** start of Data lines **

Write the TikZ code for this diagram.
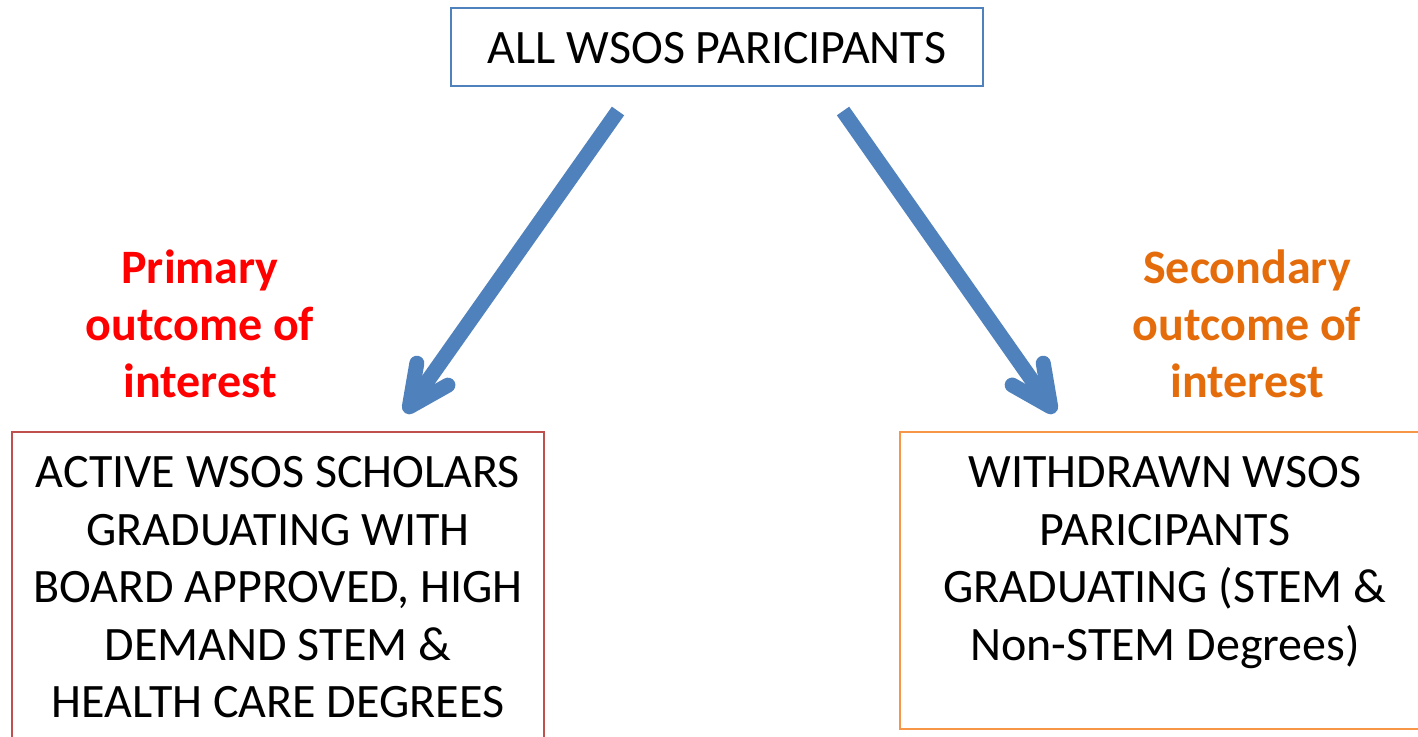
\documentclass[tikz,border=0pt]{standalone}
\usepackage{fontspec}
\setmainfont{Carlito}
\usetikzlibrary{arrows.meta}
\definecolor{arrowblue}{HTML}{4F81BD}
\definecolor{boxblue}{HTML}{4F81BD}
\definecolor{boxred}{HTML}{C0504D}
\definecolor{boxorange}{HTML}{F79646}
\definecolor{lblred}{HTML}{FF0000}
\definecolor{lblorange}{HTML}{E46C0A}
\begin{document}
\begin{tikzpicture}[x=1pt,y=-1pt,
  bigtext/.style={font=\fontsize{48}{57.5}\selectfont, align=center, inner sep=0pt, anchor=north},
  lbltext/.style={font=\fontsize{48}{57}\selectfont\bfseries, align=center, inner sep=0pt, anchor=north},
  framebox/.style={draw, line width=1.5pt, rectangle, inner sep=0pt},
  bigarrow/.style={draw=arrowblue, line width=15pt, line cap=butt,
    -{Straight Barb[length=40pt, width=38pt, round]}}]
\useasboundingbox (0,0) rectangle (1418,736);
\clip (0,0) rectangle (1418,736);
\fill[white] (0,0) rectangle (1418,736);

% boxes
\node[framebox, draw=boxblue, minimum width=532pt, minimum height=78pt] (topbox) at (717,47) {};
\node[framebox, draw=boxred, minimum width=532pt, minimum height=330pt] (leftbox) at (278,597) {};
\node[framebox, draw=boxorange, minimum width=530pt, minimum height=297pt] (rightbox) at (1165,580.5) {};

% texts
\node[bigtext] (toptext) at (717,32.2) {ALL WSOS PARICIPANTS};
\node[bigtext] (lefttext) at (278,456.2) {ACTIVE WSOS SCHOLARS\\GRADUATING WITH\\BOARD APPROVED, HIGH\\DEMAND STEM \&\\HEALTH CARE DEGREES};
\node[bigtext] (righttext) at (1165,456.2) {WITHDRAWN WSOS\\PARICIPANTS\\GRADUATING (STEM \&\\Non-STEM Degrees)};

% outcome labels
\node[lbltext, text=lblred] (primary) at (200,249.5) {Primary\\outcome of\\interest};
\node[lbltext, text=lblorange] (secondary) at (1247,249.5) {Secondary\\outcome of\\interest};

% arrows
\coordinate (lstart) at (618,111);
\coordinate (lend) at (405,413);
\coordinate (rstart) at (843,111);
\coordinate (rend) at (1055,413);
\draw[bigarrow] (lstart) -- (lend);
\draw[bigarrow] (rstart) -- (rend);
\end{tikzpicture}
\end{document}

** end of Data lines **

◆ Instructions to follow
Working from the lines above, reproduce the material exactly and exclude its pictures.

◆ Solution
Write the TikZ code for this diagram.
\documentclass[tikz,border=0pt]{standalone}
\usepackage{fontspec}
\setmainfont{Carlito}
\usetikzlibrary{arrows.meta}
\definecolor{arrowblue}{HTML}{4F81BD}
\definecolor{boxblue}{HTML}{4F81BD}
\definecolor{boxred}{HTML}{C0504D}
\definecolor{boxorange}{HTML}{F79646}
\definecolor{lblred}{HTML}{FF0000}
\definecolor{lblorange}{HTML}{E46C0A}
\begin{document}
\begin{tikzpicture}[x=1pt,y=-1pt,
  bigtext/.style={font=\fontsize{48}{57.5}\selectfont, align=center, inner sep=0pt, anchor=north},
  lbltext/.style={font=\fontsize{48}{57}\selectfont\bfseries, align=center, inner sep=0pt, anchor=north},
  framebox/.style={draw, line width=1.5pt, rectangle, inner sep=0pt},
  bigarrow/.style={draw=arrowblue, line width=15pt, line cap=butt,
    -{Straight Barb[length=40pt, width=38pt, round]}}]
\useasboundingbox (0,0) rectangle (1418,736);
\clip (0,0) rectangle (1418,736);
\fill[white] (0,0) rectangle (1418,736);

% boxes
\node[framebox, draw=boxblue, minimum width=532pt, minimum height=78pt] (topbox) at (717,47) {};
\node[framebox, draw=boxred, minimum width=532pt, minimum height=330pt] (leftbox) at (278,597) {};
\node[framebox, draw=boxorange, minimum width=530pt, minimum height=297pt] (rightbox) at (1165,580.5) {};

% texts
\node[bigtext] (toptext) at (717,32.2) {ALL WSOS PARICIPANTS};
\node[bigtext] (lefttext) at (278,456.2) {ACTIVE WSOS SCHOLARS\\GRADUATING WITH\\BOARD APPROVED, HIGH\\DEMAND STEM \&\\HEALTH CARE DEGREES};
\node[bigtext] (righttext) at (1165,456.2) {WITHDRAWN WSOS\\PARICIPANTS\\GRADUATING (STEM \&\\Non-STEM Degrees)};

% outcome labels
\node[lbltext, text=lblred] (primary) at (200,249.5) {Primary\\outcome of\\interest};
\node[lbltext, text=lblorange] (secondary) at (1247,249.5) {Secondary\\outcome of\\interest};

% arrows
\coordinate (lstart) at (618,111);
\coordinate (lend) at (405,413);
\coordinate (rstart) at (843,111);
\coordinate (rend) at (1055,413);
\draw[bigarrow] (lstart) -- (lend);
\draw[bigarrow] (rstart) -- (rend);
\end{tikzpicture}
\end{document}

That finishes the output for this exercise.